EXERCISE AIM
Up to and including the line containing "plt.rcParams['mathtext.fontset'] = 'cm'", please reproduce the lines of the listing below, starting from the top.

╔══

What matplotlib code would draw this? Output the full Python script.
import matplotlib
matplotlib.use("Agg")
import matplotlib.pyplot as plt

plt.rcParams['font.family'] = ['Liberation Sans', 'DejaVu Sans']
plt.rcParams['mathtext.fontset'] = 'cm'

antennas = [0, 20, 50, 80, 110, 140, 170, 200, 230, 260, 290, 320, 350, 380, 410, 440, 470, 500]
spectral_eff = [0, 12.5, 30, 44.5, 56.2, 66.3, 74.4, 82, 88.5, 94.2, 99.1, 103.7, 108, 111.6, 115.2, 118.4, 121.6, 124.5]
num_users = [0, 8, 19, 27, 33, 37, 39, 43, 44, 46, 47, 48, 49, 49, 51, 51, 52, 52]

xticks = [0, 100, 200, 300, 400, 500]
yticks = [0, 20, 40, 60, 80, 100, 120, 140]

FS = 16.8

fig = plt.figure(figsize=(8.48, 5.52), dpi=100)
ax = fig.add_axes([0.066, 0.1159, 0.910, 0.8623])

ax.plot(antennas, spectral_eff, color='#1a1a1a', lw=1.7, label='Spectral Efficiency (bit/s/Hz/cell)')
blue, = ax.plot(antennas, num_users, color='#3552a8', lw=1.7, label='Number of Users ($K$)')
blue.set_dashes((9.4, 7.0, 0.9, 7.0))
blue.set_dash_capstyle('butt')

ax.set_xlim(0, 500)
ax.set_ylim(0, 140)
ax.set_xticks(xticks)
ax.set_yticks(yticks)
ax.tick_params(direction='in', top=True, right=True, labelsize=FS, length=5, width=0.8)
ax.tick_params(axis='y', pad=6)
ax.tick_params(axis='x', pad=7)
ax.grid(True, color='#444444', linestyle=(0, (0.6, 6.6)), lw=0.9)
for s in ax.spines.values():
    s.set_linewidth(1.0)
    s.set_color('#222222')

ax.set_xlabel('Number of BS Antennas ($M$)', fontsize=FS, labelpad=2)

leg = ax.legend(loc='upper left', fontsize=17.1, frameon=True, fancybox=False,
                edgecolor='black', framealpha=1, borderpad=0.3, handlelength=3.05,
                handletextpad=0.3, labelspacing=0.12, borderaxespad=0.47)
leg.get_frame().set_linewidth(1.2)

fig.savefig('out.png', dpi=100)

╚══

EXERCISE OUTPUT
What matplotlib code would draw this? Output the full Python script.
import matplotlib
matplotlib.use("Agg")
import matplotlib.pyplot as plt

plt.rcParams['font.family'] = ['Liberation Sans', 'DejaVu Sans']
plt.rcParams['mathtext.fontset'] = 'cm'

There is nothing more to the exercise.